Tips for Your First Seder
- Follow the Haggadah. It is your roadmap. Do not try to wing it.
- Ask questions. The whole point is inquiry and discussion. The seder is designed to provoke questions.
- Eat a snack beforehand. The meal does not arrive until step 11, which can be 90 minutes or more into the evening.
- Pace yourself on the wine. Four cups is a lot. Grape juice is perfectly acceptable.
- Participate in the singing. Even if you do not know the words, the tunes are simple and repetitive. Jump in.
- Expect it to be long. But also expect it to be engaging, funny, argumentative, and unlike any other meal you have attended.
Summing Up
The seder is Judaism’s most widely observed ritual — even Jews who do nothing else all year often attend a seder. It survives because it works: it engages every sense, involves every generation, combines the sacred with the delicious, and transforms a historical narrative into a personal experience. You were a slave. You were freed. Now eat, drink, ask, argue, sing — and remember.

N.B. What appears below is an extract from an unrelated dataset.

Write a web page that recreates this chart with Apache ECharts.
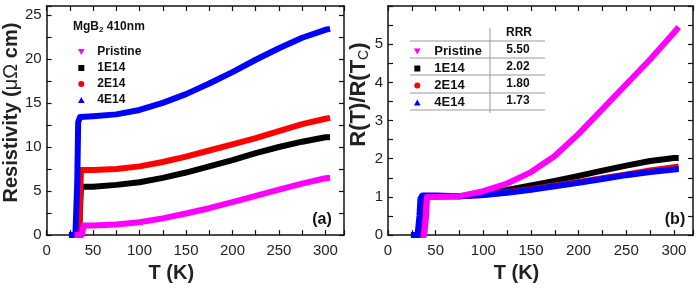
<!DOCTYPE html>
<html>
<head>
<meta charset="utf-8">
<script src="https://cdn.jsdelivr.net/npm/echarts@6/dist/echarts.min.js"></script>
<style>
  html, body { margin: 0; padding: 0; background: #fff; }
  #chart { width: 698px; height: 288px; }
</style>
</head>
<body>
<div id="chart"></div>
<script>
// panel (a): resistivity (μΩ cm) vs T (K)
const tPristineA = [30, 38, 39, 40, 50, 75, 100, 125, 150, 175, 200, 225, 250, 275, 300, 305]
const rhoPristine = [0, 0, 0.6, 1.1, 1.1, 1.2, 1.45, 1.9, 2.45, 3.05, 3.75, 4.45, 5.15, 5.85, 6.45, 6.5]
const tDoseA = [30, 35, 36, 37, 50, 75, 100, 125, 150, 175, 200, 225, 250, 275, 300, 305]
const rho1E14 = [0, 0, 3, 5.5, 5.5, 5.7, 6.0, 6.5, 7.1, 7.8, 8.5, 9.3, 10.0, 10.6, 11.1, 11.1]
const rho2E14 = [0, 0, 4, 7.4, 7.4, 7.5, 7.8, 8.3, 8.9, 9.6, 10.3, 11.0, 11.8, 12.6, 13.2, 13.3]
const t4E14A = [24, 31, 33, 34, 36, 50, 75, 100, 125, 150, 175, 200, 225, 250, 275, 300, 305]
const rho4E14 = [0, 0, 6, 12.8, 13.4, 13.5, 13.7, 14.2, 15.0, 16.0, 17.2, 18.5, 19.9, 21.2, 22.4, 23.3, 23.4]

// panel (b): R(T)/R(Tc) vs T (K)
const tPristineB = [35, 38, 40, 41, 50, 75, 100, 125, 150, 175, 200, 225, 250, 275, 300, 305]
const ratioPristine = [0, 0, 0.5, 1.0, 1.0, 1.02, 1.15, 1.35, 1.65, 2.07, 2.65, 3.3, 3.95, 4.6, 5.3, 5.45]
const tDoseB = [30, 35, 36, 37, 50, 75, 100, 125, 150, 175, 200, 225, 250, 275, 300, 305]
const ratio1E14 = [0, 0, 0.6, 1.02, 1.02, 1.02, 1.08, 1.18, 1.3, 1.42, 1.55, 1.69, 1.82, 1.94, 2.02, 2.02]
const ratio2E14 = [0, 0, 0.6, 1.02, 1.02, 1.02, 1.05, 1.12, 1.2, 1.3, 1.39, 1.49, 1.59, 1.69, 1.78, 1.8]
const t4E14B = [24, 31, 33, 34, 36, 50, 75, 100, 125, 150, 175, 200, 225, 250, 275, 300, 305]
const ratio4E14 = [0, 0, 0.5, 0.95, 1.04, 1.04, 1.02, 1.05, 1.11, 1.19, 1.28, 1.37, 1.47, 1.57, 1.65, 1.72, 1.73]

const sampleNames = ['Pristine', '1E14', '2E14', '4E14']
const rrrValues = ['5.50', '2.02', '1.80', '1.73']
const sampleColors = ['#ff00ff', '#000000', '#ff0000', '#0000ff']
const sampleIcons = [
  'path://M0,0L10,0L5,9Z',
  'path://M0,0H10V10H0Z',
  'path://M5,0A5,5,0,1,1,5,10A5,5,0,1,1,5,0Z',
  'path://M5,0L10,9L0,9Z'
]

const FONT = 'Liberation Sans, Arial, Helvetica, sans-serif'

function pairs(xs, ys) {
  return xs.map((x, i) => [x, ys[i]])
}

const chart = echarts.init(document.getElementById('chart'))

function xAxisFor(grid, top) {
  return {
    type: 'value',
    gridIndex: grid,
    position: top ? 'top' : 'bottom',
    min: 0,
    max: 320,
    interval: 25,
    axisLine: { show: true, onZero: false, lineStyle: { color: '#111', width: 1.5 } },
    axisTick: { show: true, inside: true, length: 5, lineStyle: { color: '#111', width: 1.2 } },
    axisLabel: {
      show: !top,
      margin: 8,
      fontSize: 15,
      fontFamily: FONT,
      color: '#222',
      formatter: v => (v % 50 === 0 ? String(v) : '')
    },
    splitLine: { show: false },
    name: top ? '' : 'T (K)',
    nameLocation: 'middle',
    nameGap: 27,
    nameTextStyle: { fontSize: 20, fontWeight: 'bold', fontFamily: FONT, color: '#222', padding: [0, 48, 0, 0] }
  }
}

function yAxisFor(grid, right, max, step, labelStep, name, gap, size, shift, rich) {
  return {
    type: 'value',
    gridIndex: grid,
    position: right ? 'right' : 'left',
    min: 0,
    max: max,
    interval: step,
    axisLine: { show: true, onZero: false, lineStyle: { color: '#111', width: 1.5 } },
    axisTick: { show: true, inside: true, length: 5, lineStyle: { color: '#111', width: 1.2 } },
    axisLabel: {
      show: !right,
      margin: 5,
      fontSize: 15,
      fontFamily: FONT,
      color: '#222',
      formatter: v => (Math.abs(v / labelStep - Math.round(v / labelStep)) < 1e-6 && v < max ? String(v) : '')
    },
    splitLine: { show: false },
    name: right ? '' : name,
    nameLocation: 'middle',
    nameGap: gap,
    nameTextStyle: {
      fontSize: size, fontWeight: 'bold', fontFamily: FONT, color: '#222',
      padding: [0, 0, 0, shift || 0], rich: rich
    }
  }
}

const panelA = [rhoPristine, rho1E14, rho2E14, rho4E14]
const panelATemps = [tPristineA, tDoseA, tDoseA, t4E14A]
const panelB = [ratioPristine, ratio1E14, ratio2E14, ratio4E14]
const panelBTemps = [tPristineB, tDoseB, tDoseB, t4E14B]

const series = []
sampleNames.forEach((name, i) => {
  series.push({
    name: name,
    type: 'line',
    xAxisIndex: 0,
    yAxisIndex: 0,
    data: pairs(panelATemps[i], panelA[i]),
    showSymbol: false,
    color: sampleColors[i],
    lineStyle: { width: 6, color: sampleColors[i], join: 'round' },
    z: i === 0 ? 3 : 2
  })
})
sampleNames.forEach((name, i) => {
  series.push({
    name: name,
    type: 'line',
    xAxisIndex: 2,
    yAxisIndex: 2,
    data: pairs(panelBTemps[i], panelB[i]),
    showSymbol: false,
    color: sampleColors[i],
    lineStyle: { width: 6, color: sampleColors[i], join: 'round' },
    z: i === 0 ? 3 : 2
  })
})

const legendData = sampleNames.map((n, i) => ({ name: n, icon: sampleIcons[i] }))

// table lines and RRR values beside the (b) legend
const tableGraphics = []
;[41, 58, 75, 93, 110].forEach(y => {
  tableGraphics.push({
    type: 'line',
    shape: { x1: 410, y1: y, x2: 545, y2: y },
    style: { stroke: '#999', lineWidth: 1 }
  })
})
tableGraphics.push({
  type: 'line',
  shape: { x1: 490, y1: 28, x2: 490, y2: 113 },
  style: { stroke: '#999', lineWidth: 1 }
})
tableGraphics.push({
  type: 'text',
  x: 519, y: 33,
  style: { text: 'RRR', font: 'bold 12px ' + FONT, fill: '#111', align: 'center', verticalAlign: 'middle' }
})
rrrValues.forEach((v, i) => {
  tableGraphics.push({
    type: 'text',
    x: 518, y: 50 + i * 17,
    style: { text: v, font: 'bold 12px ' + FONT, fill: '#111', align: 'center', verticalAlign: 'middle' }
  })
})

const option = {
  animation: false,
  backgroundColor: '#fff',
  grid: [
    { left: 40, top: 6, width: 304, height: 232 },
    { left: 388, top: 6, width: 305, height: 232 }
  ],
  xAxis: [xAxisFor(0, false), xAxisFor(0, true), xAxisFor(1, false), xAxisFor(1, true)],
  yAxis: [
    yAxisFor(0, false, 26, 2.5, 5, 'Resistivity ({n|μΩ} cm)', 22, 20, 16, { n: { fontSize: 20, fontWeight: 'normal', fontFamily: FONT, color: '#222' } }),
    yAxisFor(0, true, 26, 2.5, 5, '', 0, 15),
    yAxisFor(1, false, 6, 0.5, 1, 'R(T)/R(T{s|C})', 15, 22, 52, { s: { fontSize: 14, fontWeight: 'normal', fontFamily: FONT, color: '#222', padding: [9, 0, 0, 0] } }),
    yAxisFor(1, true, 6, 0.5, 1, '', 0, 15)
  ],
  legend: [
    {
      orient: 'vertical',
      left: 78,
      top: 46,
      padding: 0,
      itemWidth: 22,
      itemHeight: 6,
      itemGap: 4,
      selectedMode: false,
      data: legendData,
      textStyle: { fontSize: 12, fontWeight: 'bold', fontFamily: FONT, color: '#111' }
    },
    {
      orient: 'vertical',
      left: 414,
      top: 45,
      padding: 0,
      itemWidth: 24,
      itemHeight: 6,
      itemGap: 4,
      selectedMode: false,
      data: legendData,
      textStyle: { fontSize: 13, fontWeight: 'bold', fontFamily: FONT, color: '#111' }
    }
  ],
  graphic: [
    {
      type: 'text',
      x: 73, y: 27,
      style: {
        text: 'MgB{s|2} 410nm',
        font: 'bold 12px ' + FONT,
        fill: '#111',
        verticalAlign: 'middle',
        rich: { s: { fontSize: 8, fontWeight: 'bold', fontFamily: FONT, fill: '#111', padding: [6, 0, 0, 0] } }
      }
    },
    {
      type: 'text',
      x: 322, y: 220,
      style: { text: '(a)', font: 'bold 16px ' + FONT, fill: '#111', align: 'center', verticalAlign: 'middle' }
    },
    {
      type: 'text',
      x: 675, y: 220,
      style: { text: '(b)', font: 'bold 16px ' + FONT, fill: '#111', align: 'center', verticalAlign: 'middle' }
    }
  ].concat(tableGraphics),
  series: series
}

chart.setOption(option)
</script>
</body>
</html>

Frequently Asked Questions
How long does a seder last?
It depends. A quick family seder might take 90 minutes to 2 hours. A traditional, thorough seder — with extensive discussion, singing, and commentary — can run 3 to 5 hours or more. Some families finish well past midnight. The key is that the seder is not meant to be rushed. But if young children are present, many families abbreviate and focus on the key moments.
Do I need to be Jewish to attend a seder?
No. Seders are famously welcoming to guests of all backgrounds. If you are invited, your host will likely walk you through everything. You do not need to read Hebrew — most Haggadahs have English translations. Bring wine or flowers as a gift, and be prepared for a long, food-filled evening with a lot of talking.
What is the Haggadah?
The Haggadah (literally 'the telling') is the book that guides the seder. It contains the order of the evening, the story of the Exodus, blessings, songs, commentary, and instructions for when to eat what. There are thousands of different Haggadah editions — from traditional to feminist to illustrated children's versions. Every family has a favorite.